10. The system of claim 9, wherein the semiconductor fabrication process apparatus comprises at least one chamber or tank.

11. The system of claim 9, wherein the sensor comprises a pressure sensor or a flow-rate sensor.

12. The system of claim 11, wherein the characteristic comprises a pressure or a flow rate.

13. A method of controlling a system, comprising the steps of:

(a) providing a downflow in a semiconductor fabrication equipment;

(b) sensing at least one characteristic of an exhaust fluid in a conduit, the exhaust fluid including fluid from the downflow;

(c) generating a signal when the characteristic of the exhaust fluid falls outside a predetermined value; and

(d) controlling the exhaust fluid based on the signal, so that the characteristic of the exhaust fluid substantially falls within the predetermined value.

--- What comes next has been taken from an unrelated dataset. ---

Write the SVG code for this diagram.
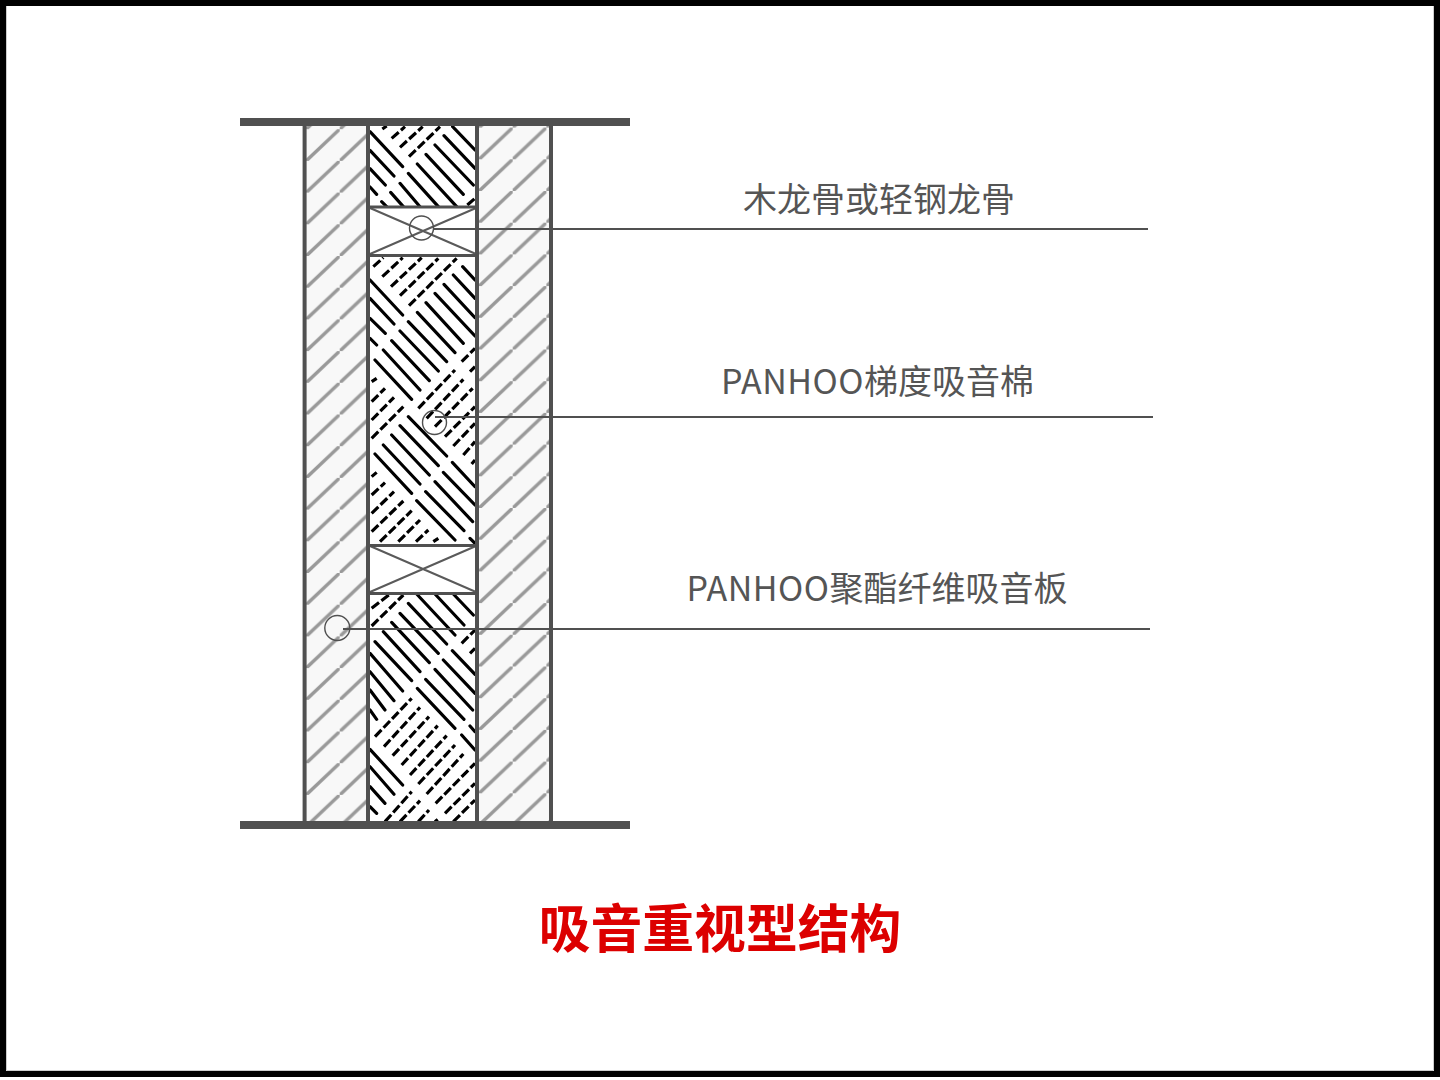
<svg xmlns="http://www.w3.org/2000/svg" width="1440" height="1080" viewBox="0 0 1440 1080">
<style>
.lab{font-family:"Noto Sans CJK SC","Noto Sans",sans-serif;font-size:34px;fill:#555;text-anchor:middle;font-weight:400}
.lat{letter-spacing:.5px}
.title{font-family:"Noto Sans CJK SC",sans-serif;font-size:51.8px;fill:#dc0000;text-anchor:middle;font-weight:700}
.bar{fill:#505050}
.wall{fill:none;stroke:#505050;stroke-width:4}
.s{stroke:#000;stroke-width:9.5;fill:none;stroke-linecap:round}
.d{stroke:#000;stroke-width:9.5;fill:none;stroke-dasharray:28 9}
.x{stroke:#5a5a5a;stroke-width:2;fill:none}
.lead{stroke:#505050;stroke-width:2;fill:none}
.cir{stroke:#505050;stroke-width:1.4;fill:none}
</style>
<defs>
<pattern id="hl" patternUnits="userSpaceOnUse" width="33.7" height="31.7" patternTransform="translate(306 2.4)">
<rect width="33.7" height="31.7" fill="#f8f8f8"/>
<path d="M-3.37 35.1L37 -3.2" stroke="#999" stroke-width="3.4"/>
</pattern>
<pattern id="hr" patternUnits="userSpaceOnUse" width="33.7" height="31.7" patternTransform="translate(479 0.8)">
<rect width="33.7" height="31.7" fill="#f8f8f8"/>
<path d="M-3.37 35.1L37 -3.2" stroke="#999" stroke-width="3.4"/>
</pattern>
<clipPath id="c"><rect x="370" y="126" width="105.5" height="695"/></clipPath>
</defs>
<rect width="1440" height="1080" fill="#fff"/>
<rect x="3" y="3" width="1434" height="1071" fill="none" stroke="#000" stroke-width="6"/>
<path d="M6.5 6V1070.5H1433.5V6" fill="none" stroke="#ccc" stroke-width="1"/>
<g id="wall-left"><rect x="305" y="126" width="62" height="695" fill="url(#hl)"/></g>
<g id="wall-right"><rect x="478" y="126" width="72" height="695" fill="url(#hr)"/></g>
<g id="insulation" clip-path="url(#c)">
<g transform="translate(230 105) scale(.33333)">
<path class="s" d="M420 80L518 185M420 136L492 213M420 191L466 240M420 246L440 268M668 65L735 135M642 92L735 190M615 120L730 240M588 148L700 268M562 177L680 305M535 205L625 305M510 235L570 305M482 262L520 305M455 290L470 305"/>
<path class="d" d="M457 72L470 63M485 100L525 65M510 127L578 65M537 155L630 65M712 300L735 280"/>
</g>
<g transform="translate(290 340) scale(.33333)">
<path class="s" d="M240 -180L338 -75M240 -125L312 -48M240 -65L286 -20M240 -5L260 15M490 -195L555 -125M462 -167L555 -67M435 -140L555 -12M408 -112L520 10M382 -83L495 38M355 -55L470 65M330 -27L445 93M305 2L418 122M280 30L390 150M255 60L365 178M255 342L365 460M280 315L390 432M305 285L418 405M330 257L445 377M355 230L470 348M380 482L495 600M407 455L522 572M435 425L548 545M460 397L555 495M487 367L555 440M540 595L555 610M518 -220L555 -180"/>
<path class="d" d="M250 -220L280 -247M277 -190L338 -247M303 -160L395 -247M330 -133L445 -245M357 -103L500 -245M515 65L555 25M540 95L555 80M245 125L260 115M245 185L285 145M245 240L312 172M245 295L340 200M385 205L495 90M410 235L520 118M435 260L548 145M465 290L555 200M490 318L555 250M520 345L555 305M545 372L555 360M245 410L260 397M245 465L285 428M245 520L312 455M245 575L340 483M270 605L365 512M325 605L390 540M378 605L415 570M430 605L445 595"/>
</g>
<g transform="translate(290 590) scale(.33333)">
<path class="s" d="M490 12L550 75M435 12L522 105M380 12L495 135M355 40L470 162M330 70L445 190M305 97L418 218M280 125L390 245M255 155L365 272M240 190L338 303M240 245L312 332M240 300L285 360M240 360L260 388M382 295L495 415M407 268L522 388M435 238L548 360M460 210L555 310M487 182L555 253M540 408L555 425M515 435L555 480M240 478L338 585M240 530L312 613M240 590L285 640M240 650L260 670"/>
<path class="d" d="M245 55L300 12M245 108L340 15M515 160L555 120M540 190L555 175M255 440L365 325M282 470L390 352M308 497L417 380M335 525L443 407M360 555L470 437M385 582L495 465M410 612L520 492M437 640L555 520M465 670L555 580M285 695L365 605M330 695L390 632M385 695L417 660M435 695L443 688M490 695L555 630"/>
</g>
</g>
<g id="stud-1">
<rect x="368" y="207" width="109" height="48.5" fill="#fff"/>
<path class="x" d="M370 208L476 254M370 254L476 208"/>
<path d="M367 207H478M367 255.5H478" stroke="#505050" stroke-width="3" fill="none"/>
</g>
<g id="stud-2">
<rect x="368" y="545" width="109" height="48.5" fill="#fff"/>
<path class="x" d="M370 546L476 592M370 592L476 546"/>
<path d="M367 545.5H478M367 593.5H478" stroke="#505050" stroke-width="3" fill="none"/>
</g>
<g id="frame">
<path class="wall" d="M304.6 126V821M368 126V821M477 126V821M551 126V821"/>
<rect class="bar" x="240" y="118" width="390" height="8"/>
<rect class="bar" x="240" y="821" width="390" height="8"/>
</g>
<g id="connectors">
<path class="lead" d="M433 229H1148M435 417H1153M343 629H1150"/>
</g>
<g id="label-1"><circle class="cir" cx="421.5" cy="228" r="12"/><text class="lab" x="879" y="212">木龙骨或轻钢龙骨</text></g>
<g id="label-2"><circle class="cir" cx="434.5" cy="422.5" r="12"/><text class="lab" x="877.5" y="394"><tspan class="lat">PANHOO</tspan>梯度吸音棉</text></g>
<g id="label-3"><circle class="cir" cx="337.3" cy="628" r="12.5"/><text class="lab" x="877" y="601"><tspan class="lat">PANHOO</tspan>聚酯纤维吸音板</text></g>
<g id="title"><text class="title" x="720" y="947.5">吸音重视型结构</text></g>
</svg>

14. The method of claim 13, wherein a flow rate of the downflow is from about 0.2 m/s to about 0.4 m/s.

15. The method of claim 13, wherein the characteristic comprises a pressure or a flow rate.

16. The method of claim 15, wherein the predetermined range with respect to the pressure is from about 1 hectopascal (hPa) to about 4 hPa.

17. The method of claim 15, wherein the predetermined range with respect to the flow rate is from about 1.5 m/s to 6.0 m/s.

18. The method of claim 15, wherein the downflow is provided by at least one filter/fan unit.

19. The method of claim 15, wherein the conduit comprises an exhaust conduit.

20. The method of claim 19, wherein the step (d) is performed by controlling a damper on the exhaust conduit, which is attached to an exhauster.